Due to the high unemployment rate leading to desperation among Kenyans, many job seekers who might be our families, friends or neighbors are finding themselves in situations of vulnerability to being swindled. The following are some examples of the notable scams used:

  1. The recruiters indicate a much higher pay than the standard salary for the type of position for which they are recruiting, a bid to induce the target to part with a small upfront payment. If the victim makes the payment, the scam artist either invents a series of additional fees for the victims or simply disappears.
  2. Fraudsters will charge fees before employment with the assurance of employment at the end. You will pay money but, in the end, you will not get the job.
  3. The recruiter’s email address is not a corporate one and contains the domain @live.com or @gmail.com or @yahoomail.com.
  4. This information is mostly circulated on social media, especially on WhatsApp groups to trap the vulnerable and fish them out for the scheme.
  5. The job advert includes numerous mistakes in grammar and punctuation.
  6. Emphasis is laid on the amount of money that is to be earned and not on the duties and responsibilities of the job.
 How to avoid scams
  1. Exercise discretion and independent judgment when applying for jobs.
  2. Do not just submit your CVs or register online with any so-called recruitment agency.
  3. If a company or organization is mentioned in an ad or interview, contact the company to find out if it really is hiring through the service.

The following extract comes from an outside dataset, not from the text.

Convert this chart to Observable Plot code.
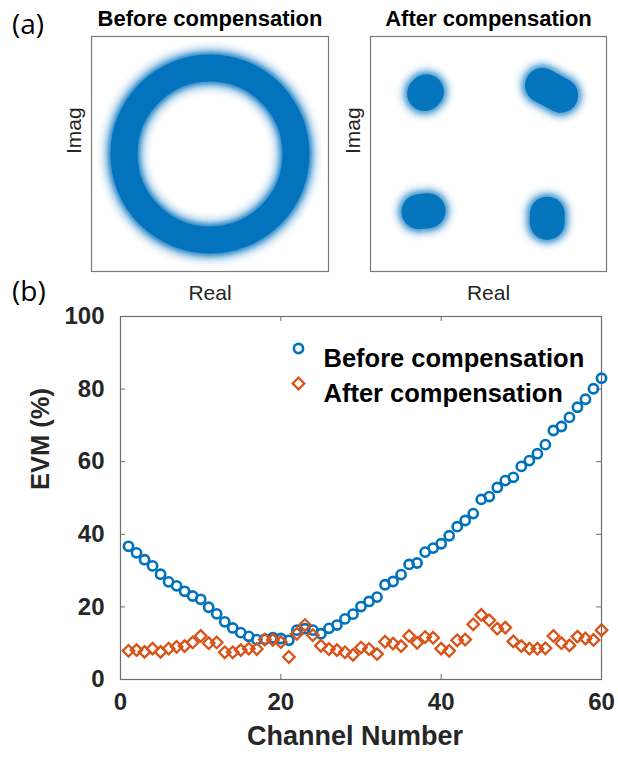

  4. Confirm the details of a job posting with the hiring company by cross-referencing the open positions on the company’s official website (this is typically easy to determine from the company’s website, or contact the organization directly on phone).
  5. Do not send money upfront! Legitimate employers don’t request money to hire you or to get you started.
  6. When you notice a scam, always share the information with authorities and the company that has been mentioned so that they may deal with it and so that no one else who might be vulnerable falls prey.
  7. Think Twice: If it sounds too good to be true, you can be sure it isn’t!